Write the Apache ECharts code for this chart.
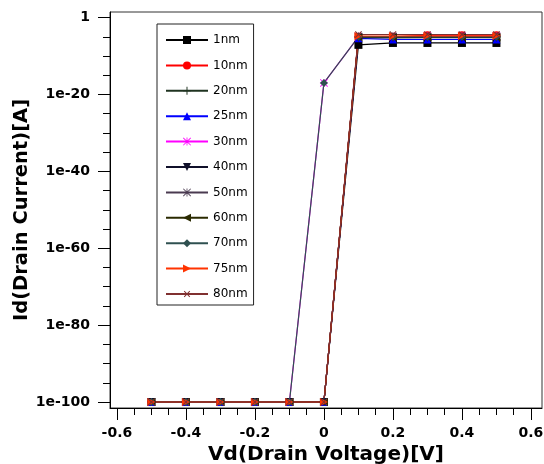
<!DOCTYPE html>
<html>
<head>
<meta charset="utf-8">
<script src="https://cdn.jsdelivr.net/npm/echarts@6/dist/echarts.min.js"></script>
<style>
  html, body { margin: 0; padding: 0; background: #fff; }
  #main { width: 544px; height: 464px; }
</style>
</head>
<body>
<div id="main"></div>
<script>
// drain voltage points
const vd = [-0.5, -0.4, -0.3, -0.2, -0.1, 0, 0.1, 0.2, 0.3, 0.4, 0.5];

// drain current per gate length (A)
const id1nm  = [1e-100, 1e-100, 1e-100, 1e-100, 1e-100, 1e-100, 8e-8, 2.5e-7, 2.5e-7, 2.5e-7, 2.5e-7];
const id10nm = [1e-100, 1e-100, 1e-100, 1e-100, 1e-100, 1e-100, 1e-5, 1e-5, 2.5e-5, 2.5e-5, 2.5e-5];
const id20nm = [1e-100, 1e-100, 1e-100, 1e-100, 1e-100, 1e-100, 7e-6, 6e-6, 7e-6, 7e-6, 7e-6];
const id25nm = [1e-100, 1e-100, 1e-100, 1e-100, 1e-100, 1e-100, 4e-6, 2e-6, 2e-6, 2e-6, 2e-6];
const id30nm = [1e-100, 1e-100, 1e-100, 1e-100, 1e-100, 1e-17, 1e-5, 1e-5, 1.3e-5, 1.3e-5, 1.3e-5];
const id40nm = [1e-100, 1e-100, 1e-100, 1e-100, 1e-100, 1e-100, 6e-6, 6e-6, 6e-6, 6e-6, 6e-6];
const id50nm = [1e-100, 1e-100, 1e-100, 1e-100, 1e-100, 1e-100, 1.2e-5, 1.2e-5, 1.2e-5, 1.2e-5, 1.2e-5];
const id60nm = [1e-100, 1e-100, 1e-100, 1e-100, 1e-100, 1e-100, 8e-6, 8e-6, 8e-6, 8e-6, 8e-6];
const id70nm = [1e-100, 1e-100, 1e-100, 1e-100, 1e-100, 1e-17, 1e-5, 1e-5, 1e-5, 1e-5, 1e-5];
const id75nm = [1e-100, 1e-100, 1e-100, 1e-100, 1e-100, 1e-100, 1.6e-5, 1.6e-5, 1.8e-5, 1.8e-5, 1.8e-5];
const id80nm = [1e-100, 1e-100, 1e-100, 1e-100, 1e-100, 1e-100, 4e-5, 4e-5, 4e-5, 4e-5, 4e-5];

// tick labels
const xLabelTicks = [-0.6, -0.4, -0.2, 0, 0.2, 0.4, 0.6];
const yLabelExps = [0, -20, -40, -60, -80, -100];

const plus = 'path://M4.4,0H5.6V4.4H10V5.6H5.6V10H4.4V5.6H0V4.4H4.4Z';
const star = 'path://M4.5,0H5.5V10H4.5Z M0,4.5H10V5.5H0Z M0.7,0L10,9.3L9.3,10L0,0.7Z M9.3,0L10,0.7L0.7,10L0,9.3Z';

const curves = [
  {name: '1nm',  data: id1nm,  color: '#000000', symbol: 'rect', size: 8},
  {name: '10nm', data: id10nm, color: '#ff0000', symbol: 'circle', size: 8},
  {name: '20nm', data: id20nm, color: '#1f3320', symbol: plus, size: 8},
  {name: '25nm', data: id25nm, color: '#0000ff', symbol: 'triangle', size: 8},
  {name: '30nm', data: id30nm, color: '#ff00ff', symbol: star, size: 8},
  {name: '40nm', data: id40nm, color: '#10102a', symbol: 'triangle', size: 8, rotate: 180},
  {name: '50nm', data: id50nm, color: '#4a3a50', symbol: star, size: 8},
  {name: '60nm', data: id60nm, color: '#2a2a00', symbol: 'triangle', size: 8, rotate: 90},
  {name: '70nm', data: id70nm, color: '#2f5050', symbol: 'diamond', size: 8},
  {name: '75nm', data: id75nm, color: '#ff3300', symbol: 'triangle', size: 8, rotate: -90},
  {name: '80nm', data: id80nm, color: '#803030', symbol: plus, size: 9, rotate: 45}
];

const xMinorTicks = [];
for (let i = -12; i <= 12; i++) xMinorTicks.push(+(i * 0.05).toFixed(2));
const yMinorTicks = [];
for (let e = 0; e >= -100; e -= 5) yMinorTicks.push(e);

const font = 'DejaVu Sans';
const xMin = -0.62, xMax = 0.632;
const yMin = -101.55, yMax = 1.45;
const gridBox = {left: 110, right: 2, top: 12, bottom: 56, outerBoundsMode: 'none', containLabel: false};

const chart = echarts.init(document.getElementById('main'));
chart.setOption({
  animation: false,
  backgroundColor: '#ffffff',
  grid: [
    Object.assign({show: true, borderColor: '#333', borderWidth: 1}, gridBox),
    Object.assign({show: false}, gridBox)
  ],
  legend: {
    orient: 'vertical',
    left: 157, top: 24,
    itemWidth: 42, itemHeight: 10, itemGap: 13.4,
    padding: [10, 6, 5, 8],
    borderColor: '#222', borderWidth: 1, backgroundColor: '#fff',
    textStyle: {fontFamily: font, fontSize: 12, color: '#000'},
    data: curves.map(c => c.name)
  },
  xAxis: [{
    type: 'value', gridIndex: 0, min: xMin, max: xMax, position: 'bottom',
    name: 'Vd(Drain Voltage)[V]', nameLocation: 'middle', nameGap: 34,
    nameTextStyle: {fontFamily: font, fontSize: 20, fontWeight: 'bold', color: '#000'},
    axisLine: {onZero: false, lineStyle: {color: '#000', width: 1}},
    axisTick: {show: true, length: 12, customValues: xLabelTicks, lineStyle: {color: '#000'}},
    axisLabel: {customValues: xLabelTicks, margin: 18, fontFamily: font, fontSize: 14, fontWeight: 'bold', color: '#000',
      formatter: v => (v === 0 ? '0' : v.toFixed(1))},
    splitLine: {show: false}
  }, {
    type: 'value', gridIndex: 1, min: xMin, max: xMax, position: 'bottom',
    axisLine: {show: false, onZero: false},
    axisTick: {show: true, length: 7, customValues: xMinorTicks, lineStyle: {color: '#000'}},
    axisLabel: {show: false},
    splitLine: {show: false}
  }],
  yAxis: [{
    type: 'value', gridIndex: 0, min: yMin, max: yMax, position: 'left',
    name: 'Id(Drain Current)[A]', nameLocation: 'middle', nameGap: 78, nameMoveOverlap: false,
    nameTextStyle: {fontFamily: font, fontSize: 19.5, fontWeight: 'bold', color: '#000'},
    axisLine: {show: true, onZero: false, lineStyle: {color: '#000', width: 1}},
    axisTick: {show: true, length: 12, customValues: yLabelExps, lineStyle: {color: '#000'}},
    axisLabel: {customValues: yLabelExps, margin: 20, fontFamily: font, fontSize: 14, fontWeight: 'bold', color: '#000',
      formatter: v => (v === 0 ? '1' : '1e' + v)},
    splitLine: {show: false}
  }, {
    type: 'value', gridIndex: 1, min: yMin, max: yMax, position: 'left',
    axisLine: {show: false, onZero: false},
    axisTick: {show: true, length: 7, customValues: yMinorTicks, lineStyle: {color: '#000'}},
    axisLabel: {show: false},
    splitLine: {show: false}
  }],
  series: curves.map(c => ({
    name: c.name,
    type: 'line',
    xAxisIndex: 0, yAxisIndex: 0,
    data: vd.map((v, i) => [v, Math.log10(c.data[i])]),
    symbol: c.symbol,
    symbolSize: c.size,
    symbolRotate: c.rotate || 0,
    showAllSymbol: true,
    color: c.color,
    lineStyle: {color: c.color, width: 1.2},
    itemStyle: {color: c.color}
  }))
});
</script>
</body>
</html>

Task: From the first line above down to the line with "const star = 'path://M4.5,0H5.5V10H4.5Z", reproduce every line and no others, omitting pictures.

Task solution:
Write the Apache ECharts code for this chart.
<!DOCTYPE html>
<html>
<head>
<meta charset="utf-8">
<script src="https://cdn.jsdelivr.net/npm/echarts@6/dist/echarts.min.js"></script>
<style>
  html, body { margin: 0; padding: 0; background: #fff; }
  #main { width: 544px; height: 464px; }
</style>
</head>
<body>
<div id="main"></div>
<script>
// drain voltage points
const vd = [-0.5, -0.4, -0.3, -0.2, -0.1, 0, 0.1, 0.2, 0.3, 0.4, 0.5];

// drain current per gate length (A)
const id1nm  = [1e-100, 1e-100, 1e-100, 1e-100, 1e-100, 1e-100, 8e-8, 2.5e-7, 2.5e-7, 2.5e-7, 2.5e-7];
const id10nm = [1e-100, 1e-100, 1e-100, 1e-100, 1e-100, 1e-100, 1e-5, 1e-5, 2.5e-5, 2.5e-5, 2.5e-5];
const id20nm = [1e-100, 1e-100, 1e-100, 1e-100, 1e-100, 1e-100, 7e-6, 6e-6, 7e-6, 7e-6, 7e-6];
const id25nm = [1e-100, 1e-100, 1e-100, 1e-100, 1e-100, 1e-100, 4e-6, 2e-6, 2e-6, 2e-6, 2e-6];
const id30nm = [1e-100, 1e-100, 1e-100, 1e-100, 1e-100, 1e-17, 1e-5, 1e-5, 1.3e-5, 1.3e-5, 1.3e-5];
const id40nm = [1e-100, 1e-100, 1e-100, 1e-100, 1e-100, 1e-100, 6e-6, 6e-6, 6e-6, 6e-6, 6e-6];
const id50nm = [1e-100, 1e-100, 1e-100, 1e-100, 1e-100, 1e-100, 1.2e-5, 1.2e-5, 1.2e-5, 1.2e-5, 1.2e-5];
const id60nm = [1e-100, 1e-100, 1e-100, 1e-100, 1e-100, 1e-100, 8e-6, 8e-6, 8e-6, 8e-6, 8e-6];
const id70nm = [1e-100, 1e-100, 1e-100, 1e-100, 1e-100, 1e-17, 1e-5, 1e-5, 1e-5, 1e-5, 1e-5];
const id75nm = [1e-100, 1e-100, 1e-100, 1e-100, 1e-100, 1e-100, 1.6e-5, 1.6e-5, 1.8e-5, 1.8e-5, 1.8e-5];
const id80nm = [1e-100, 1e-100, 1e-100, 1e-100, 1e-100, 1e-100, 4e-5, 4e-5, 4e-5, 4e-5, 4e-5];

// tick labels
const xLabelTicks = [-0.6, -0.4, -0.2, 0, 0.2, 0.4, 0.6];
const yLabelExps = [0, -20, -40, -60, -80, -100];

const plus = 'path://M4.4,0H5.6V4.4H10V5.6H5.6V10H4.4V5.6H0V4.4H4.4Z';
const star = 'path://M4.5,0H5.5V10H4.5Z M0,4.5H10V5.5H0Z M0.7,0L10,9.3L9.3,10L0,0.7Z M9.3,0L10,0.7L0.7,10L0,9.3Z';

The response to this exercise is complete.